Mainly the bollocks courses that sprang up mainly to satisfy Blair's dream of everyone having a degree aka young people getting £40k into debt with a useless qualification.

It wasn't everyone, it was 50% of school leavers, like in France. Why on earth he thought that was a good idea, no one knows, because it was already evident that the French just produced hordes of unemployable graduates with nonsense qualifications. There aren't that many meaningful graduate jobs and you don't expand the economy just by producing more graduates.

The 1960s expansion of higher education, so strongly opposed by old-school Oxford reactionary Kingsley Amis ('More will only mean worse'), was probably called for and OK, but the colossal 1990s expansion, and the resulting marketisation and the loss of tuition grants (because the public couldn't possibly fund that many students), was just a bad idea.


Part of the idea was to turn half the population into liberals like himself, which he assumed would happen once they’d been through the university system and had been exposed to the same brilliant ideas that made him a Thatcherite centrist.

The idea was fundamentally flawed, because the idea of higher education is pyramidal by nature, and forcing people to get more and more qualifications to compete for the same work is just stupid.


by 57 On Red

the colossal 1990s expansion was just a bad idea.

Having more go to university and making them pay tuition fees was a good idea, just not to the extent that it happened.
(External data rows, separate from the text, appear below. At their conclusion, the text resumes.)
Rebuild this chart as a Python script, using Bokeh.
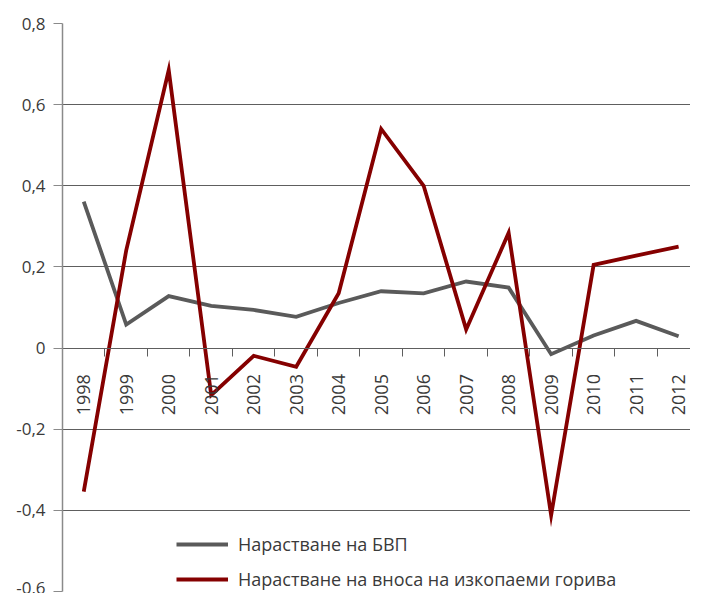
import math
from bokeh.plotting import figure
from bokeh.models import Range1d, FixedTicker, LinearAxis, CustomJSTickFormatter, ColumnDataSource
from bokeh.embed import file_html
from bokeh.resources import INLINE

years = ["1998", "1999", "2000", "2001", "2002", "2003", "2004", "2005",
         "2006", "2007", "2008", "2009", "2010", "2011", "2012"]
gdp_growth = [0.361, 0.058, 0.128, 0.104, 0.094, 0.077, 0.111, 0.140,
              0.135, 0.164, 0.149, -0.015, 0.031, 0.067, 0.029]
fuel_import_growth = [-0.354, 0.241, 0.685, -0.116, -0.019, -0.046, 0.135, 0.540,
                      0.400, 0.046, 0.284, -0.412, 0.205, 0.228, 0.250]
y_ticks = [-0.6, -0.4, -0.2, 0.0, 0.2, 0.4, 0.6, 0.8]
series_names = ["Нарастване на БВП", "Нарастване на вноса на изкопаеми горива"]

FONT = "Open Sans"
TXT = "#3a3a3a"
GRID = "#5e5e5e"

xpos = [i + 0.5 for i in range(len(years))]
src = ColumnDataSource(dict(x=xpos, gdp=gdp_growth, fuel=fuel_import_growth))

p = figure(width=690, height=593, output_backend="svg", toolbar_location=None,
           x_range=Range1d(0, 14.78), y_range=Range1d(-0.6, 0.8),
           min_border_left=62, min_border_right=0, min_border_top=23, min_border_bottom=2,
           x_axis_location=None)
p.outline_line_color = None
p.background_fill_color = "white"
p.border_fill_color = "white"

# y axis
p.yaxis.ticker = FixedTicker(ticks=y_ticks)
p.yaxis.formatter = CustomJSTickFormatter(code="""
  if (Math.abs(tick) < 1e-9) return "0";
  return tick.toFixed(1).replace(".", ",");
""")
p.yaxis.axis_line_color = "#8a8a8a"
p.yaxis.axis_line_width = 1.5
p.yaxis.major_tick_line_color = "#8a8a8a"
p.yaxis.major_tick_out = 9
p.yaxis.major_tick_in = 0
p.yaxis.minor_tick_line_color = None
p.yaxis.major_label_standoff = 8
p.yaxis.major_label_text_font = FONT
p.yaxis.major_label_text_font_size = "17px"
p.yaxis.major_label_text_color = TXT

p.ygrid.ticker = FixedTicker(ticks=y_ticks)
p.ygrid.grid_line_color = GRID
p.ygrid.grid_line_width = 1
p.xgrid.grid_line_color = None

# category boundary ticks on the zero line
tick_axis = LinearAxis(fixed_location=0,
                       ticker=FixedTicker(ticks=list(range(1, len(years) + 1))),
                       major_label_text_alpha=0, major_label_text_font_size="1px",
                       axis_line_color=GRID, major_tick_line_color=GRID,
                       major_tick_out=8, major_tick_in=0, minor_tick_line_color=None)
p.add_layout(tick_axis, "below")

# year labels
label_axis = LinearAxis(fixed_location=0,
                        ticker=FixedTicker(ticks=xpos),
                        formatter=CustomJSTickFormatter(
                            args=dict(labels=years),
                            code="return labels[Math.round(tick - 0.5)];"),
                        major_label_orientation=math.pi / 2,
                        major_label_standoff=20,
                        major_label_text_font=FONT,
                        major_label_text_font_size="18px",
                        major_label_text_color=TXT,
                        axis_line_color=None, major_tick_line_color=None,
                        minor_tick_line_color=None)
p.add_layout(label_axis, "below")

p.line("x", "gdp", source=src, line_color="#5a5a5a", line_width=3.8,
       line_join="miter", legend_label=series_names[0])
p.line("x", "fuel", source=src, line_color="#850000", line_width=3.8,
       line_join="miter", legend_label=series_names[1])

lg = p.legend[0]
lg.location = (114, 0)
lg.border_line_color = None
lg.background_fill_alpha = 0
lg.padding = 0
lg.margin = 0
lg.spacing = 11
lg.glyph_width = 52
lg.glyph_height = 20
lg.label_standoff = 10
lg.label_text_font = FONT
lg.label_text_font_size = "18px"
lg.label_text_color = TXT

open("out.html", "w").write(file_html(p, INLINE))
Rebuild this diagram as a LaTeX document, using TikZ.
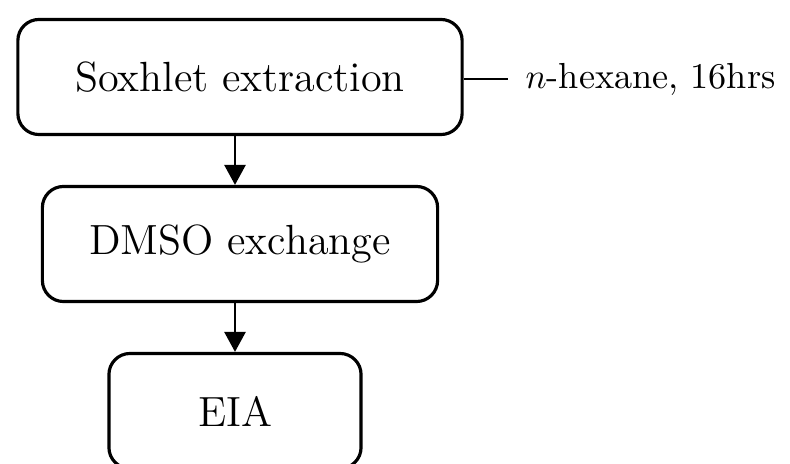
\documentclass[tikz,border=0pt]{standalone}
\usetikzlibrary{arrows.meta,calc}

\begin{document}
\begin{tikzpicture}[
  x=0.01cm, y=-0.01cm,
  stage/.style={draw, line width=0.9pt, rounded corners=6pt, align=center, font=\fontsize{12}{14}\selectfont, minimum height=1.15cm},
  arr/.style={-{Triangle[length=2mm, width=2.1mm]}, line width=0.8pt},
  cond/.style={anchor=west, inner sep=0pt, font=\fontsize{10.3}{12}\selectfont},
]
\useasboundingbox (0,0) rectangle (790,464);

% Process stages
\node[stage, minimum width=4.44cm] (soxhlet) at (240, 77) {Soxhlet extraction};
\node[stage, minimum width=3.95cm] (dmso)    at (240, 244) {DMSO exchange};
\node[stage, minimum width=2.52cm] (eia)     at (235, 411) {EIA};

% Conditions
\coordinate (tick) at (508, 79);
\node[cond] (hexane) at (525, 79) {$n$-hexane, 16hrs};
\draw[line width=0.8pt] (soxhlet.east |- tick) -- (tick);

% Arrows
\draw[arr] (soxhlet.south -| eia) -- (dmso.north -| eia);
\draw[arr] (dmso.south -| eia) -- (eia.north);

\end{tikzpicture}
\end{document}
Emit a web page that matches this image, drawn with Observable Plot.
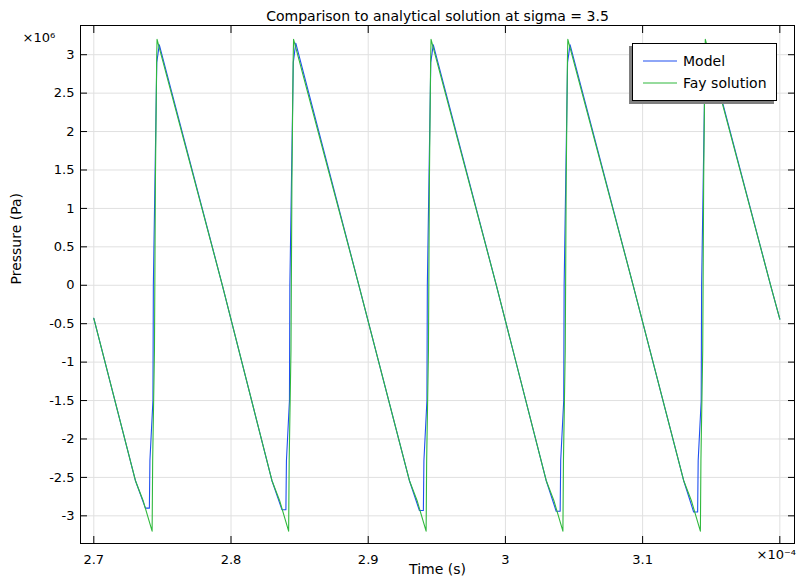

I for one wouldn't have had the opportunity to go to university under the old system.

So yes, even though it's my sector and by extension potentially me under threat, it's ultimately needed. There are too many courses, students and indeed lecturers that are just not up to the standard required, and so there has to be some shrinkage.


Therein lies the problem. If you wouldn't have got in to university under the old system but are now teaching at one, there's a big problem with the quality of teaching at what are now called universities.

Universities were never meant to be employment schemes for the academically challenged.